On I Serve a Savior, Josh Turner sings “Great Is Thy Faithfulness” with such plain conviction that the old hymn seems to stand up in the room all over again.
When Josh Turner released I Serve a Savior in 2018, he was not stepping into gospel as a novelty or a side trip. The album was his first full-length gospel project, and that matters when listening to his traditional reading of “Great Is Thy Faithfulness”. This was not a singer borrowing sacred material for atmosphere. It was a country artist, long associated with steadiness, gravity, and a voice built from low timber and patience, moving directly into music that had already shaped the emotional ground beneath his career.
That makes his version of “Great Is Thy Faithfulness” especially revealing. The hymn itself is one of the most enduring in American church music, with words by Thomas O. Chisholm and music by William M. Runyan, first published in 1923. It has been sung in sanctuaries, family gatherings, funerals, revivals, and ordinary Sunday mornings for generations.
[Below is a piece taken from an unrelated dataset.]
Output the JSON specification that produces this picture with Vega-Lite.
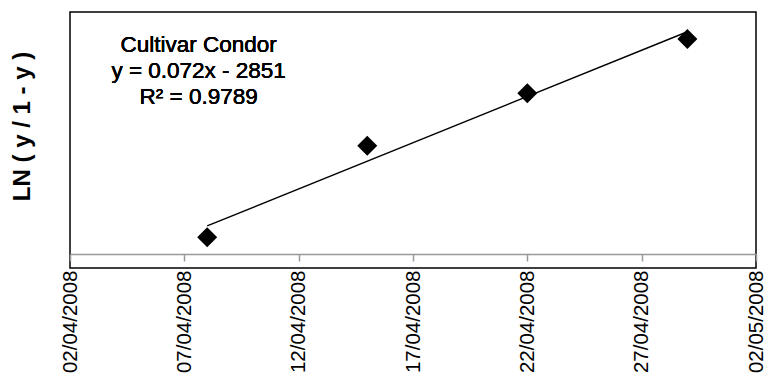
{
  "$schema": "https://vega.github.io/schema/vega-lite/v6.json",
  "width": 686,
  "height": 256,
  "autosize": {"type": "none"},
  "padding": {"left": 70, "top": 12, "right": 12, "bottom": 107},
  "background": "white",
  "config": {
    "font": "Liberation Sans",
    "view": {"stroke": "black", "strokeWidth": 1.5}
  },
  "data": {
    "values": [
      {"date": "2008-04-08", "y": -3.760},
      {"date": "2008-04-15", "y": -3.045},
      {"date": "2008-04-22", "y": -2.635},
      {"date": "2008-04-29", "y": -2.211}
    ]
  },
  "encoding": {
    "x": {
      "field": "date",
      "type": "temporal",
      "scale": {
        "type": "utc",
        "domain": [
          {"year": 2008, "month": 4, "date": 2, "utc": true},
          {"year": 2008, "month": 5, "date": 2, "utc": true}
        ],
        "nice": false
      },
      "axis": {
        "title": null,
        "values": [
          {"year": 2008, "month": 4, "date": 2, "utc": true},
          {"year": 2008, "month": 4, "date": 7, "utc": true},
          {"year": 2008, "month": 4, "date": 12, "utc": true},
          {"year": 2008, "month": 4, "date": 17, "utc": true},
          {"year": 2008, "month": 4, "date": 22, "utc": true},
          {"year": 2008, "month": 4, "date": 27, "utc": true},
          {"year": 2008, "month": 5, "date": 2, "utc": true}
        ],
        "format": "%d/%m/%Y",
        "offset": -14,
        "domainColor": "#999999",
        "domainWidth": 1.5,
        "tickColor": "#999999",
        "tickWidth": 1.5,
        "tickSize": 7,
        "labelAngle": 270,
        "labelAlign": "right",
        "labelBaseline": "middle",
        "labelPadding": 9,
        "labelFontSize": 20.5,
        "labelColor": "black",
        "labelFont": "Liberation Sans",
        "labelOverlap": false,
        "labelFlush": false,
        "grid": false
      }
    },
    "y": {
      "field": "y",
      "type": "quantitative",
      "scale": {"domain": [-4, -2], "nice": false, "zero": false},
      "axis": {
        "title": "LN  (  y / 1 - y  )",
        "titleFont": "Liberation Sans",
        "titleFontSize": 24,
        "titleFontWeight": "bold",
        "titleColor": "black",
        "titleAngle": 270,
        "titleX": -48,
        "titleY": 114,
        "titleAlign": "center",
        "titleBaseline": "middle",
        "labels": false,
        "ticks": false,
        "domain": false,
        "grid": false
      }
    }
  },
  "layer": [
    {
      "transform": [{"regression": "y", "on": "date"}],
      "mark": {"type": "line", "color": "black", "strokeWidth": 1.5}
    },
    {
      "mark": {"type": "point", "shape": "diamond", "filled": true, "color": "black", "opacity": 1, "size": 400}
    },
    {
      "mark": {
        "type": "text",
        "text": ["Cultivar Condor", "y = 0.072x - 2851", "R² = 0.9789"],
        "font": "Liberation Sans",
        "fontSize": 22.5,
        "fontWeight": "normal",
        "lineHeight": 26,
        "align": "center",
        "baseline": "alphabetic",
        "color": "black"
      },
      "encoding": {
        "x": {"datum": {"year": 2008, "month": 4, "date": 7, "hours": 15, "utc": true}, "type": "temporal"},
        "y": {"datum": -2.31, "type": "quantitative"}
      }
    }
  ]
}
Because of that long history, every new recording faces a choice: turn the hymn into a showcase, or trust the strength that is already there. Turner chooses trust.
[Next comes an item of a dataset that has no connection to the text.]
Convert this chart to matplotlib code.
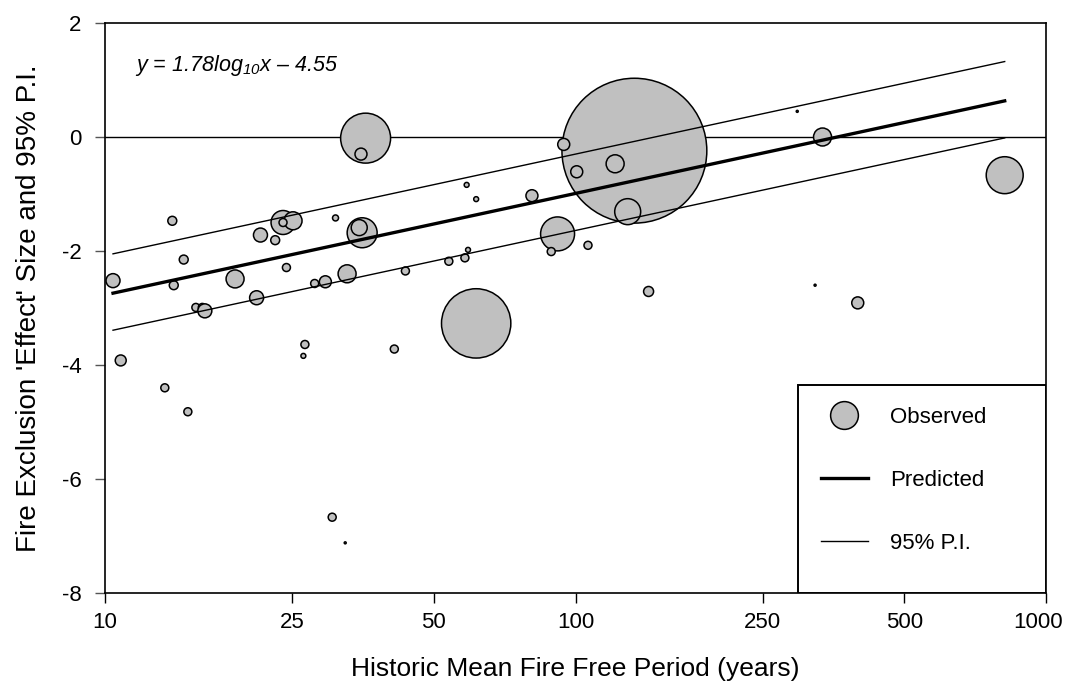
import numpy as np
import matplotlib
matplotlib.use("Agg")
import matplotlib.pyplot as plt
import matplotlib.transforms as mtransforms
from matplotlib.lines import Line2D
from matplotlib.patches import Rectangle

# Fire exclusion effect size vs historic mean fire free period

# observed studies (x = mean fire free period, y = effect size, weight = bubble weight)
mffp = [35.8, 35.0, 13.9, 23.9, 25.1, 23.9, 30.9, 21.4, 23.0, 35.2,
        34.7, 10.4, 14.7, 14.0, 18.9, 24.3, 27.9, 29.4, 32.7, 21.0,
        15.6, 16.1, 16.3, 26.6, 10.8, 13.4, 15.0, 26.4, 41.2, 30.4,
        32.4, 43.5, 133.4, 94.4, 100.6, 121.4, 129.1, 58.7, 61.5, 80.8,
        91.6, 88.8, 106.3, 59.1, 58.2, 53.8, 61.5, 143.0, 296, 335,
        817, 323, 398]
effect = [-0.02, -0.30, -1.47, -1.50, -1.47, -1.50, -1.42, -1.72, -1.81, -1.68,
          -1.59, -2.52, -2.15, -2.60, -2.49, -2.29, -2.57, -2.54, -2.40, -2.82,
          -2.99, -2.99, -3.05, -3.64, -3.92, -4.40, -4.82, -3.84, -3.72, -6.67,
          -7.12, -2.35, -0.24, -0.13, -0.61, -0.47, -1.31, -0.84, -1.09, -1.03,
          -1.70, -2.01, -1.90, -1.98, -2.12, -2.18, -3.27, -2.71, 0.45, 0.00,
          -0.67, -2.60, -2.91]
weight = [625, 36, 20, 144, 81, 16, 9, 49, 20, 225,
          64, 49, 20, 20, 81, 16, 16, 36, 81, 49,
          16, 16, 49, 16, 30, 16, 16, 6, 16, 16,
          1, 16, 5256, 36, 36, 81, 169, 6, 6, 36,
          289, 16, 16, 6, 16, 16, 1204, 25, 1, 81,
          342, 1, 36]

# regression: y = 1.78 log10(x) - 4.55, prediction interval offsets
slope = 1.78
intercept = -4.55
pi_upper = 0.69
pi_lower = -0.65

x_ticks = [10, 25, 50, 100, 250, 500, 1000]
y_ticks = [-8, -6, -4, -2, 0, 2]

plt.rcParams['font.family'] = ['Liberation Sans', 'DejaVu Sans']
plt.rcParams['axes.unicode_minus'] = False
plt.rcParams['mathtext.fontset'] = 'custom'
plt.rcParams['mathtext.rm'] = 'Liberation Sans:italic'
plt.rcParams['mathtext.it'] = 'Liberation Sans:italic'

fig = plt.figure(figsize=(10.65, 6.85), dpi=100)
ax = fig.add_axes([105 / 1065, 92 / 685, 941 / 1065, 570 / 685])

x = np.array(mffp)
y = np.array(effect)
w = np.array(weight)

ax.axhline(0, color='black', lw=1.0, zorder=1)

xl = np.logspace(np.log10(x.min()), np.log10(x.max()), 50)
yl = slope * np.log10(xl) + intercept
ax.plot(xl, yl, color='black', lw=2.4, zorder=3)
ax.plot(xl, yl + pi_upper, color='black', lw=1.0, zorder=3)
ax.plot(xl, yl + pi_lower, color='black', lw=1.0, zorder=3)

ax.scatter(x, y, s=w * 2.07, facecolor='#c0c0c0', edgecolor='black',
           linewidth=1.1, zorder=2)

ax.set_xscale('log')
ax.set_xlim(10, 1000)
ax.set_ylim(-8, 2)
ax.set_xticks(x_ticks)
ax.set_xticklabels([str(t) for t in x_ticks])
ax.xaxis.set_minor_locator(matplotlib.ticker.NullLocator())
ax.set_yticks(y_ticks)
ax.tick_params(axis='both', direction='out', length=7, width=1.0, labelsize=16)
ax.tick_params(axis='y', pad=10, color='#555555')
ax.tick_params(axis='x', pad=7)
for sp in ax.spines.values():
    sp.set_linewidth(1.2)

# nudge the last x label so it stays inside the figure
last = ax.get_xticklabels()[-1]
last.set_transform(last.get_transform() +
                   mtransforms.ScaledTranslation(-6 / 72, 0, fig.dpi_scale_trans))

ax.set_xlabel('Historic Mean Fire Free Period (years)', fontsize=19, labelpad=17)
ax.set_ylabel("Fire Exclusion 'Effect' Size and 95% P.I.", fontsize=20, labelpad=14)

ax.text(0.032, 0.925, r"y = 1.78log$_{10}$x – 4.55", transform=ax.transAxes,
        fontsize=15.5, fontstyle='italic', va='center', ha='left')

# legend box
ax.add_patch(Rectangle((0.7365, 0.0), 0.2635, 0.365, transform=ax.transAxes,
                       facecolor='white', edgecolor='black', lw=1.4, zorder=5))
handles = [
    Line2D([], [], ls='none', marker='o', markersize=20, markerfacecolor='#c0c0c0',
           markeredgecolor='black', markeredgewidth=1.1),
    Line2D([], [], color='black', lw=2.4),
    Line2D([], [], color='black', lw=1.0),
]
leg = ax.legend(handles, ['Observed', 'Predicted', '95% P.I.'], loc='upper left',
                bbox_to_anchor=(0.742, 0.358), frameon=False, fontsize=16,
                handlelength=2.1, handletextpad=1.0, labelspacing=1.9,
                borderpad=0.3)
leg.set_zorder(6)

plt.savefig('out.png', dpi=100)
What he brings to the song is not reinvention but presence. His voice has always carried an unusual kind of authority, not because it pushes, but because it settles. On “Great Is Thy Faithfulness”, that quality becomes the whole point. He does not crowd the lyric or decorate it into sentiment. He lets each phrase arrive with room around it, and that space gives the words their old weight back. “Morning by morning new mercies I see” can become routine when heard too often, but in Turner’s hands it sounds less like a line being delivered and more like something remembered, slowly and sincerely.
The setting of I Serve a Savior deepens that feeling. This was a record built around songs of devotion, gratitude, and spiritual plainness rather than crossover gloss. In that context, “Great Is Thy Faithfulness” feels like more than a familiar hymn placed on a track list for recognition. It feels like one of the album’s emotional anchors. There is a difference between a song that is merely included and a song that quietly defines the atmosphere around it. Turner’s rendition belongs to the second kind. It helps explain the album’s inner character: reverent, unhurried, and more interested in testimony than display.
Part of the power also comes from how naturally Turner fits this material. For years, even outside explicitly gospel recordings, his singing has carried a kind of old-fashioned steadiness that links country music to church music, front-porch harmonies, and the simple seriousness of songs meant to last longer than a radio season. That overlap has always existed in American roots music, and I Serve a Savior makes it audible without needing to announce it. On “Great Is Thy Faithfulness”, the line between country interpreter and gospel singer almost disappears. What remains is a man standing inside a song that has outlived style.
That is why the performance lingers. It is not dramatic in the usual sense. There is no need for a large gesture when the emotional force comes from restraint. Turner understands that this hymn does not need to be rescued or modernized. It only needs to be sung with enough honesty that its certainty can be heard again. In an era when many recordings chase impact through volume or reinvention, there is something quietly radical in hearing a singer honor the architecture of a hymn and trust that listeners will meet him there.
And they do, because “Great Is Thy Faithfulness” speaks to a need deeper than novelty. It is a song about constancy, about daily mercy, about the reassurance that endurance itself can be sacred. Turner’s baritone, grounded and calm, is unusually well suited to that message. He sounds like someone who knows the value of not overplaying the truth. That makes the performance feel intimate even when it is formal, personal even when it belongs to a century-old tradition.
In the end, the beauty of Josh Turner’s recording lies in how little it strains for effect. On I Serve a Savior, “Great Is Thy Faithfulness” becomes a still point, a place where the album stops trying to move forward and simply stands firm. Some songs impress. Some songs comfort. A few do something quieter and harder to describe: they remind the listener that dignity, clarity, and faith can still travel in the same breath. Turner finds that narrow path here, and because he does, the hymn does what it has always done best. It endures, and it speaks again.